On estime que les enseignants, français et étrangers, représentent en réalité de 5 % à 10 % de la fréquentation totale. Cette mesure paraît très importante pour favoriser, précisément, la fréquentation des publics scolaires. Elle fera évidemment l'objet, le moment venu, d'une compensation financière selon des modalités similaires à celles qui ont été arrêtées pour l'expérimentation en cours. On avait évalué, au départ, à 2 millions d'euros le coût de la mesure, mais on pense aujourd'hui qu'il sera certainement très supérieur à ce chiffre.

Si nous attendons de connaître les résultats de l'expérimentation pour en mesurer l'incidence sur la fréquentation et la diversification des publics, nous disposons déjà d'une première évaluation des coûts de trois mesures de gratuité partielles ou ciblées.

Le coût de la gratuité totale de l'accès aux musées nationaux pour les jeunes âgés de 18 ans à 25 ans représenterait de 15 millions à 25 millions d'euros par an.

Le coût de la gratuité des musées nationaux tous les dimanches se situerait dans la même fourchette.

Enfin, le coût annuel de la gratuité totale des musées s'inscrirait, cela a été rappelé, entre 165 millions et 200 millions d'euros. Instaurer cette gratuité supposerait, bien sûr, de revoir radicalement le soutien public aux musées nationaux, car, au-delà de la compensation intégrale des pertes directes de recettes, il faudrait aussi assumer les charges liées au renforcement de la capacité d'accueil du public, de la surveillance et de la maintenance des espaces.

Mesdames, messieurs les sénateurs, je crois qu'il est évident, à ce stade - cela a été souligné par les différents orateurs -, que la seule gratuité ne peut avoir un effet important sans un recours à une médiation appropriée et, bien entendu, à l'engagement de personnels formés à ces pratiques et à ces enjeux.

Les musées sont, par excellence, des lieux de transmission des savoirs, et cela fait plus de vingt ans que le métier de médiateur a été introduit dans ces institutions. Je souhaite, d'ailleurs, que nous puissions ouvrir une réflexion sur l'avenir et l'évolution des métiers de l'accueil et de la surveillance.

Toute nouvelle mesure de gratuité doit être accompagnée d'une campagne de communication adaptée, de nouveaux outils de médiation, de la recherche et de l'accompagnement des publics les plus éloignés de la culture et des musées.

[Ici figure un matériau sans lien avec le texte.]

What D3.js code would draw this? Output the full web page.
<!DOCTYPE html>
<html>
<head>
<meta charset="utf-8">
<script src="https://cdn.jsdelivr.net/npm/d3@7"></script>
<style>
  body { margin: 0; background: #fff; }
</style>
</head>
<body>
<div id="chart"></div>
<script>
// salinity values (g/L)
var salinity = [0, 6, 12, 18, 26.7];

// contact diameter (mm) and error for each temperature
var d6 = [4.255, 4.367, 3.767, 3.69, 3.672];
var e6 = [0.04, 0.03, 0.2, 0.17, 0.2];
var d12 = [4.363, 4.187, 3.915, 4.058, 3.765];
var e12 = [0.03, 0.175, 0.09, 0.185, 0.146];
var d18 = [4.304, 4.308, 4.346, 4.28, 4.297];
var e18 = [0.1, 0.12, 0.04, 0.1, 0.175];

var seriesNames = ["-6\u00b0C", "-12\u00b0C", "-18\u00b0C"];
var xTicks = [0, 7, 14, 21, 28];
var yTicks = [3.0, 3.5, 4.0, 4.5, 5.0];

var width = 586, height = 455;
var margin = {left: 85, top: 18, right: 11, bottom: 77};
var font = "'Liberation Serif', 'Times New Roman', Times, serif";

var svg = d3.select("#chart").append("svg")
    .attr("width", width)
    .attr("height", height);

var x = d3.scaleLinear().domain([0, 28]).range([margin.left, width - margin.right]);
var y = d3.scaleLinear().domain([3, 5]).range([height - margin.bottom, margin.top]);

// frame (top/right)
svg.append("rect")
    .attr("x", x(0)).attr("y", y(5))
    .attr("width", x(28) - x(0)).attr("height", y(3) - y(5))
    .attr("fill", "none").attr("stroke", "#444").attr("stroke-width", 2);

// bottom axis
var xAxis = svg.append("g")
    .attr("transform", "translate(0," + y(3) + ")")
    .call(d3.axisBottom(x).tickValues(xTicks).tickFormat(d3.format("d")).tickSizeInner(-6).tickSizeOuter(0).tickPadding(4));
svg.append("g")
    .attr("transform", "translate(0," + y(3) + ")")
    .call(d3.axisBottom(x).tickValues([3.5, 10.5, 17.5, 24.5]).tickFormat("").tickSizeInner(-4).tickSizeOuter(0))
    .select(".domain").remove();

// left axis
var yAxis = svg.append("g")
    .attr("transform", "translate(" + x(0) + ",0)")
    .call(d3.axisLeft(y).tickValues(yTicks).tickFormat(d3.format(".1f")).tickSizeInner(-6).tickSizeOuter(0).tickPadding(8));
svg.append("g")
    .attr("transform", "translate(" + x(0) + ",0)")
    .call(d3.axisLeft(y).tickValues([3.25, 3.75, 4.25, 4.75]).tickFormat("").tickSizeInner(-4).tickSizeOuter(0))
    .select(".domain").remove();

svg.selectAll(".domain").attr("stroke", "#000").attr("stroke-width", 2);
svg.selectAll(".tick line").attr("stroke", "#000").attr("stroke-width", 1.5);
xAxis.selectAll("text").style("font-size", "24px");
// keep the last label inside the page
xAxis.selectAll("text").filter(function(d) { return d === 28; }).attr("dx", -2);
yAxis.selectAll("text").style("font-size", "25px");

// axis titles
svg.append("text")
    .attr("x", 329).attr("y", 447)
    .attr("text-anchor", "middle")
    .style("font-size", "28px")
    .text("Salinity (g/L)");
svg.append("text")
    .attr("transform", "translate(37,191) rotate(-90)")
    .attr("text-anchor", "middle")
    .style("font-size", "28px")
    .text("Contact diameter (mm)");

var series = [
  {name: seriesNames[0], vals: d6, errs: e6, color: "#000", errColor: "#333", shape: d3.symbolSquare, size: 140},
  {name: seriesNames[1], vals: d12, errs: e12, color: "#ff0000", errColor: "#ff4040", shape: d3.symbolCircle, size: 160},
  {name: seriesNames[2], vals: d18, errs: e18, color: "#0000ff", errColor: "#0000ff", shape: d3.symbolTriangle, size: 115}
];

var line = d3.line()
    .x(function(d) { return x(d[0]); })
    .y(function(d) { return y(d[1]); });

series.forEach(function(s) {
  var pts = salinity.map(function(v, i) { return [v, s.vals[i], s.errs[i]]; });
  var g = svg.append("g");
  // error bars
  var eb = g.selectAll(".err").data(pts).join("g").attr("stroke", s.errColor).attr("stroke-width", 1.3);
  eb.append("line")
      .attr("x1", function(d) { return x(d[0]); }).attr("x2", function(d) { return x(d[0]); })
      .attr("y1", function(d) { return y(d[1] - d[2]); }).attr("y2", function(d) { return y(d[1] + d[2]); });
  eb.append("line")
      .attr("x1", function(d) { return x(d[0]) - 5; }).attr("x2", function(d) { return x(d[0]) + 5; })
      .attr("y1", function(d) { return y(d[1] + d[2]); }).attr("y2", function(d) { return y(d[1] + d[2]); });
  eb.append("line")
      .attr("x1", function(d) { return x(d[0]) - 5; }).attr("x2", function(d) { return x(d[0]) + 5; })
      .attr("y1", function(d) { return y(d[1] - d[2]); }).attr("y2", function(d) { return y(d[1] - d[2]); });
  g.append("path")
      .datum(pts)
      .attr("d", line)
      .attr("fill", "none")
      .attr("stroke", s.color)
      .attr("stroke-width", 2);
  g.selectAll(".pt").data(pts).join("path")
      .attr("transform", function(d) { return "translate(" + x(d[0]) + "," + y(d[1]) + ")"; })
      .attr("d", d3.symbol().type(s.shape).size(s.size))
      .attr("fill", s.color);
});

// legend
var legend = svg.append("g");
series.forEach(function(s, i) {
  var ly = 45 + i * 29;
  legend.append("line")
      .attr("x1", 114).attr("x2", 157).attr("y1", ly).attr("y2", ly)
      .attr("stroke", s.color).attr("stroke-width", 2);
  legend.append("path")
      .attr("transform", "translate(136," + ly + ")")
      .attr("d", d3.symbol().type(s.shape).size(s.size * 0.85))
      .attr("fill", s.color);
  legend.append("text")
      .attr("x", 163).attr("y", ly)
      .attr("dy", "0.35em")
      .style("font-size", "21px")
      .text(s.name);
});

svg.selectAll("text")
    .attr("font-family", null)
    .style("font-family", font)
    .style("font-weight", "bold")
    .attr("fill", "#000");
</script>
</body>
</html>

Je voudrais rappeler, à cet instant, l'importance du développement des partenariats avec les collectivités territoriales, mais aussi avec l'ensemble des acteurs de la société civile et des acteurs sociaux. J'évoquerai l'exemple des protocoles d'accord et des conventions que nous passons avec les ministères chargés de l'éducation nationale, de la recherche et de l'enseignement supérieur, de la santé, de la justice, du tourisme, ainsi, bien entendu, qu'avec les fédérations d'éducation populaire.

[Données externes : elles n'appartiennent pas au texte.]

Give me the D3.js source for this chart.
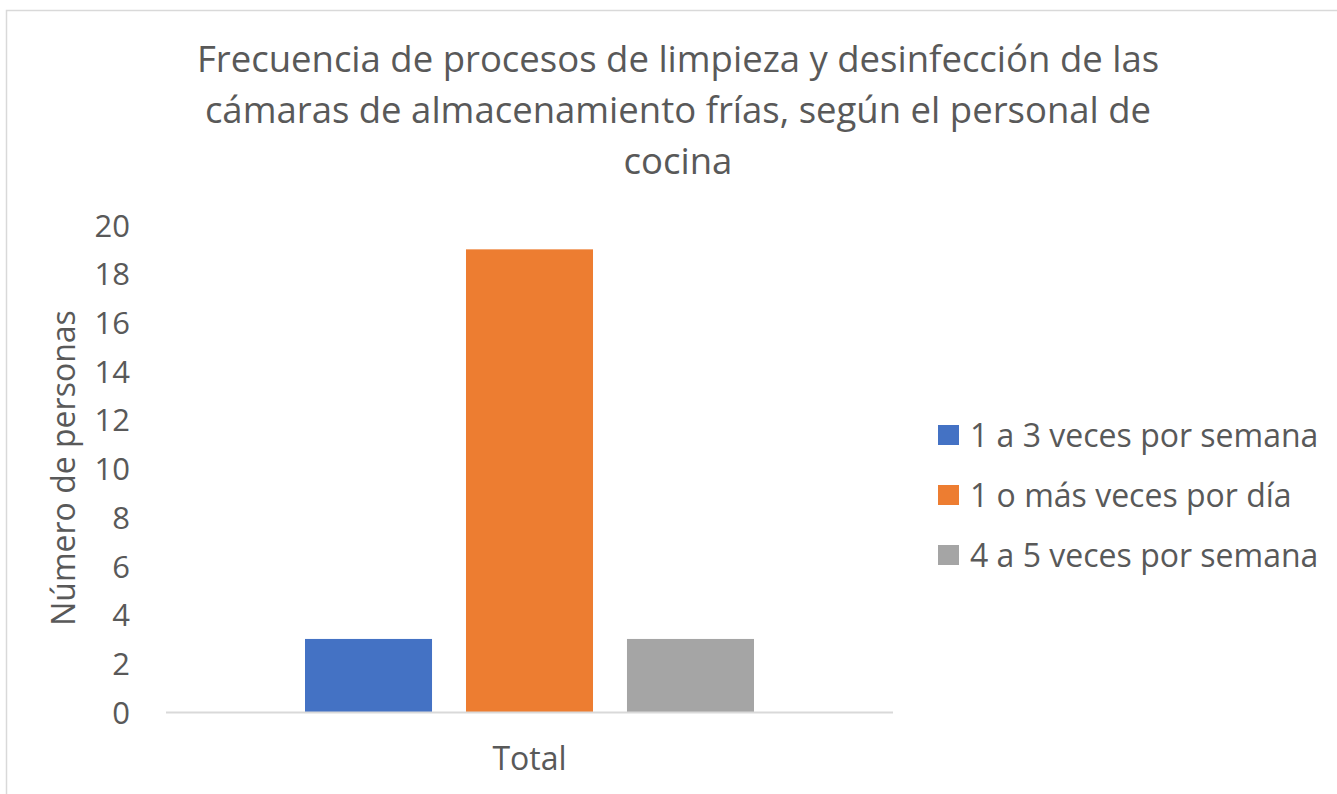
<!DOCTYPE html>
<html><head><meta charset="utf-8">
<script src="https://cdn.jsdelivr.net/npm/d3@7"></script>
<style>body{margin:0;background:#fff}svg{display:block}text{font-family:"Open Sans",sans-serif;fill:#595959}</style>
</head><body>
<svg id="c" width="1337" height="794"></svg>
<script>
const titleLines = ["Frecuencia de procesos de limpieza y desinfección de las", "cámaras de almacenamiento frías, según el personal de", "cocina"];
const categories = ["Total"];
const seriesNames = ["1 a 3 veces por semana", "1 o más veces por día", "4 a 5 veces por semana"];
const seriesValues = [3, 19, 3];
const seriesColors = ["#4472c4", "#ed7d31", "#a5a5a5"];
const yTicks = [0, 2, 4, 6, 8, 10, 12, 14, 16, 18, 20];
const yTitle = "Número de personas";

(function () {
const svg = d3.select("#c");
svg.append("rect").attr("x", 6.5).attr("y", 10.5).attr("width", 1340).attr("height", 800)
  .attr("fill", "#fff").attr("stroke", "#d9d9d9").attr("stroke-width", 1.5);

const pLeft = 166, pRight = 893, pTop = 225, pBottom = 712;
const x0 = d3.scaleBand().domain(categories).range([pLeft, pRight]).paddingInner(0).paddingOuter(0.3096);
const x1 = d3.scaleBand().domain(seriesNames).range([0, x0.bandwidth()]).paddingInner(0.211).paddingOuter(0);
const y = d3.scaleLinear().domain([0, 20]).range([pBottom, pTop]);

// title
svg.append("g").selectAll("text").data(titleLines).join("text")
  .attr("x", 678).attr("y", (d, i) => 72 + i * 51)
  .attr("text-anchor", "middle").style("font-size", "36.5px").text(d => d);

// bars
const g = svg.append("g");
categories.forEach(c => {
  g.selectAll("rect.b").data(seriesNames).join("rect").attr("class", "b")
    .attr("x", d => x0(c) + x1(d)).attr("width", x1.bandwidth())
    .attr("y", (d, i) => y(seriesValues[i])).attr("height", (d, i) => y(0) - y(seriesValues[i]))
    .attr("fill", (d, i) => seriesColors[i]);
});

// x axis
const xa = svg.append("g").attr("transform", `translate(0,${pBottom})`).call(d3.axisBottom(x0).tickSize(0).tickPadding(35));
xa.select(".domain").attr("stroke", "#d9d9d9").attr("stroke-width", 2).attr("d", `M${pLeft},0.5H${pRight}`);
xa.selectAll("text").style("font-size", "32px").style("font-family", "Open Sans").attr("fill", "#595959");

// y axis
const ya = svg.append("g").attr("transform", `translate(${pLeft},0)`).call(d3.axisLeft(y).tickValues(yTicks).tickSize(0).tickPadding(36));
ya.select(".domain").remove();
ya.selectAll("text").style("font-size", "31px").style("font-family", "Open Sans").attr("fill", "#595959").attr("dy", "0.36em");

// y title
svg.append("text").attr("transform", "translate(75,468) rotate(-90)")
  .attr("text-anchor", "middle").style("font-size", "32px").text(yTitle);

// legend
const lg = svg.append("g").selectAll("g").data(seriesNames).join("g")
  .attr("transform", (d, i) => `translate(938,${425 + i * 60})`);
lg.append("rect").attr("width", 21).attr("height", 20).attr("fill", (d, i) => seriesColors[i]);
lg.append("text").attr("x", 32).attr("y", 10).attr("dy", "0.36em").style("font-size", "32px").text(d => d);
})();
</script>
</body></html>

Il est clair que le travail en cours sur la tarification de l'accès aux musées est l'un des aspects majeurs - mais ce n'est pas le seul - de l'insertion des musées de France dans la vie sociale et culturelle de nos concitoyens. Il est également clair que c'est l'un des volets - ce n'est pas non plus le seul - d'une politique générale de démocratisation culturelle que nous appelons de nos voeux et qui va bien au-delà, supposant en particulier la mise en oeuvre d'une politique d'éducation artistique et culturelle forte et adaptée.

Il est évident, en outre, que cette question s'inscrit dans une réflexion générale sur le thème de la gratuité de la culture. Cela a notamment été souligné par MM. Valade, Renar et Lagauche. En effet, nous menons par ailleurs une réflexion sur la lutte contre le piratage et sur le téléchargement, afin de défendre le droit des auteurs, ce qui est aussi une façon de défendre l'emploi culturel. Cela suppose évidemment toute une philosophie. La question de la gratuité des musées est l'un des éléments de la démarche, même si l'on voit bien quelle incidence la gratuité peut avoir sur la fréquentation de ces établissements. Sur ce point, les chiffres sont significatifs.

En tout cas, si nous devions aller vers cette solution, il faudrait affirmer une volonté politique très forte et faire des choix budgétaires à la hauteur des enjeux et des nécessités. (Applaudissements sur les travées de l'UMP et de l'UC-UDF.)